Exercise: Quote the material below exactly as written, from the first line to the line that holds "62.8, 63.4, null];", endpoints included.

Source data:
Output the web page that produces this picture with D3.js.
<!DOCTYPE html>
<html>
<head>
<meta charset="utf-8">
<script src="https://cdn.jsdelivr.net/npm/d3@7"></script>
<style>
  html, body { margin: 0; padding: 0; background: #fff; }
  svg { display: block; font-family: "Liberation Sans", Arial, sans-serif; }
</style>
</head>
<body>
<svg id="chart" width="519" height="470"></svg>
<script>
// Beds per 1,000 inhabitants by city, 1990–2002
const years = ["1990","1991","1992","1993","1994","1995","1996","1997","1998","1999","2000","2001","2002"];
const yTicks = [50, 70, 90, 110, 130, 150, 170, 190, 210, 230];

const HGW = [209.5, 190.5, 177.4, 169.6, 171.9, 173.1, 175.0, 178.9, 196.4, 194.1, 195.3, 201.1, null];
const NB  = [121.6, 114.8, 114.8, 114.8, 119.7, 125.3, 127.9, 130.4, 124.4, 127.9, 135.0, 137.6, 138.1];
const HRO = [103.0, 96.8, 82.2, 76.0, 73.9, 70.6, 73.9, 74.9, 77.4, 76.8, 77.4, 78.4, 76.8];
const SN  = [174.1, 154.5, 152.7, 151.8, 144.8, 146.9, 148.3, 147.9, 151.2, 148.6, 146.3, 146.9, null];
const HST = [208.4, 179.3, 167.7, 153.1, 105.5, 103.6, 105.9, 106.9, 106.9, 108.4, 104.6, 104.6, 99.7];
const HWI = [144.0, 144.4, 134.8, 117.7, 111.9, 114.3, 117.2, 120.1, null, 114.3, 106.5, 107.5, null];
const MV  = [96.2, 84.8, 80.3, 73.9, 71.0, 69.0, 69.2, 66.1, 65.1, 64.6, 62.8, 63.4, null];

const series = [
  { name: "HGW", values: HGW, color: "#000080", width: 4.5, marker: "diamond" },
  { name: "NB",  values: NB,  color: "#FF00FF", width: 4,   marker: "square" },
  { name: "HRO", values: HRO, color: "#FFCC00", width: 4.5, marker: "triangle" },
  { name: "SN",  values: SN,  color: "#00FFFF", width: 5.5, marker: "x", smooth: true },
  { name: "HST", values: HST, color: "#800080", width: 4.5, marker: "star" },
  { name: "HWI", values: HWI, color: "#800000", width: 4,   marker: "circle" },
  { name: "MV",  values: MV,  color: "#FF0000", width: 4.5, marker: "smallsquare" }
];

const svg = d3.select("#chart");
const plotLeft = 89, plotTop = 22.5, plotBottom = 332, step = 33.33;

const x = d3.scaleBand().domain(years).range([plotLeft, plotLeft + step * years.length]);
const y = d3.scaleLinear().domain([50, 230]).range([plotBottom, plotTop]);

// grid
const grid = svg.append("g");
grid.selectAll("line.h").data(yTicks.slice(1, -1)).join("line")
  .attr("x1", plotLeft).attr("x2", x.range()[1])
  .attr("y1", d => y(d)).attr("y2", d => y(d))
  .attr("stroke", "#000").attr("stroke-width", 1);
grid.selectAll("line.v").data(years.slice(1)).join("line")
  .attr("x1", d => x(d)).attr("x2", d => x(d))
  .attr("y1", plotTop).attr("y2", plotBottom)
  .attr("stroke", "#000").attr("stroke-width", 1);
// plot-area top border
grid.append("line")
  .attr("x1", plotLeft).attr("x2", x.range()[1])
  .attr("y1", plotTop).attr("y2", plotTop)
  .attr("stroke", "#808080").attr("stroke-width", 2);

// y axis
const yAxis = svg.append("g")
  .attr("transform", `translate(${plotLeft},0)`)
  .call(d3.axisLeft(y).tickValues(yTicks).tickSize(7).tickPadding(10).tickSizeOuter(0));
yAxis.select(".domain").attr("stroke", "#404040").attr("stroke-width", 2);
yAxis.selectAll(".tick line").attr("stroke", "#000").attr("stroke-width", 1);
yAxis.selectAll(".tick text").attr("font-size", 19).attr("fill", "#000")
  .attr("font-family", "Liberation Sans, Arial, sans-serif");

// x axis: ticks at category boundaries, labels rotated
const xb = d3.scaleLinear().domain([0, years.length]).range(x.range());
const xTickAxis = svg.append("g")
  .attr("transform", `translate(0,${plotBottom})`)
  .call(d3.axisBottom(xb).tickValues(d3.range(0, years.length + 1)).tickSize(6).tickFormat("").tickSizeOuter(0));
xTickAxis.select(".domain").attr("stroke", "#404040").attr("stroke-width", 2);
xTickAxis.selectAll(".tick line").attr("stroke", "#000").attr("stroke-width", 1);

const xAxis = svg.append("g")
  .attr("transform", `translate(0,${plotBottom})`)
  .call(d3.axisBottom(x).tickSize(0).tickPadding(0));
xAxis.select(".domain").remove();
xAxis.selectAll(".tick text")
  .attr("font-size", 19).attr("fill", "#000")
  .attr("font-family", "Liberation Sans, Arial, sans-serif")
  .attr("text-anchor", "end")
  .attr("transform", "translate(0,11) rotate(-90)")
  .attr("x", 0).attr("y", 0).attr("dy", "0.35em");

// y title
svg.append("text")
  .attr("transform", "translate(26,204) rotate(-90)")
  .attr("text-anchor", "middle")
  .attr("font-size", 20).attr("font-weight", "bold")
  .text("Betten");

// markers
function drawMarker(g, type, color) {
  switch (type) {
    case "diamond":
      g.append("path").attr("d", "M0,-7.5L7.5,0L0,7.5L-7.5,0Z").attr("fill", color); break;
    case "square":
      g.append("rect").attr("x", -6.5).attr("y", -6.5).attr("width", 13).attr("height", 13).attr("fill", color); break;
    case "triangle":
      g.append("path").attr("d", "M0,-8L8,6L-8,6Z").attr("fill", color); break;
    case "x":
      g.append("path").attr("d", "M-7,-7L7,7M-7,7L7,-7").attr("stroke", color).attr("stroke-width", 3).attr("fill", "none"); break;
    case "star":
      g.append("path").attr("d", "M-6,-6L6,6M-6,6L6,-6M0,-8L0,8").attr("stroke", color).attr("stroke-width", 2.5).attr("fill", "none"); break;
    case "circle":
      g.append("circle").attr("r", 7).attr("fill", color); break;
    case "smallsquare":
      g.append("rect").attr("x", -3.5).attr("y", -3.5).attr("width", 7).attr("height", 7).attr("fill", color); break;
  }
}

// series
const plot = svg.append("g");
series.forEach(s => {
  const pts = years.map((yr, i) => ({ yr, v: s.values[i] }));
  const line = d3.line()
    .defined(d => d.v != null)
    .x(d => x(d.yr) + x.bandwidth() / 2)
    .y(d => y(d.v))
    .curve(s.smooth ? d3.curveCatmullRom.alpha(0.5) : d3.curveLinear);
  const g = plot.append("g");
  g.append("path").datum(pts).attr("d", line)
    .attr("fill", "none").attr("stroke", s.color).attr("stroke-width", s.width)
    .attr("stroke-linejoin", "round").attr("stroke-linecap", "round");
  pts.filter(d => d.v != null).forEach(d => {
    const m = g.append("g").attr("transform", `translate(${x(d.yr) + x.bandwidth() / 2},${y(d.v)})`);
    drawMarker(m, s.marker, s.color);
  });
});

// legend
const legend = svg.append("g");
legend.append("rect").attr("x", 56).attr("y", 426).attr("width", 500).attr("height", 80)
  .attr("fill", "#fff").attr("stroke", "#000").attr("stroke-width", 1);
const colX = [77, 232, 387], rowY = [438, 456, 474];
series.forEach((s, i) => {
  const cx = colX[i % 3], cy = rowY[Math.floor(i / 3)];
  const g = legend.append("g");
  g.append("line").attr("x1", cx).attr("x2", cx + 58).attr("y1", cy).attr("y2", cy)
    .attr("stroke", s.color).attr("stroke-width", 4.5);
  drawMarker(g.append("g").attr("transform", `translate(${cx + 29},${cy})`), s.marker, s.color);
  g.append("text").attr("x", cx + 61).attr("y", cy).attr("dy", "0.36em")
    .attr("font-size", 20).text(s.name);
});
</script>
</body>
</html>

Task output:
Output the web page that produces this picture with D3.js.
<!DOCTYPE html>
<html>
<head>
<meta charset="utf-8">
<script src="https://cdn.jsdelivr.net/npm/d3@7"></script>
<style>
  html, body { margin: 0; padding: 0; background: #fff; }
  svg { display: block; font-family: "Liberation Sans", Arial, sans-serif; }
</style>
</head>
<body>
<svg id="chart" width="519" height="470"></svg>
<script>
// Beds per 1,000 inhabitants by city, 1990–2002
const years = ["1990","1991","1992","1993","1994","1995","1996","1997","1998","1999","2000","2001","2002"];
const yTicks = [50, 70, 90, 110, 130, 150, 170, 190, 210, 230];

const HGW = [209.5, 190.5, 177.4, 169.6, 171.9, 173.1, 175.0, 178.9, 196.4, 194.1, 195.3, 201.1, null];
const NB  = [121.6, 114.8, 114.8, 114.8, 119.7, 125.3, 127.9, 130.4, 124.4, 127.9, 135.0, 137.6, 138.1];
const HRO = [103.0, 96.8, 82.2, 76.0, 73.9, 70.6, 73.9, 74.9, 77.4, 76.8, 77.4, 78.4, 76.8];
const SN  = [174.1, 154.5, 152.7, 151.8, 144.8, 146.9, 148.3, 147.9, 151.2, 148.6, 146.3, 146.9, null];
const HST = [208.4, 179.3, 167.7, 153.1, 105.5, 103.6, 105.9, 106.9, 106.9, 108.4, 104.6, 104.6, 99.7];
const HWI = [144.0, 144.4, 134.8, 117.7, 111.9, 114.3, 117.2, 120.1, null, 114.3, 106.5, 107.5, null];
const MV  = [96.2, 84.8, 80.3, 73.9, 71.0, 69.0, 69.2, 66.1, 65.1, 64.6, 62.8, 63.4, null];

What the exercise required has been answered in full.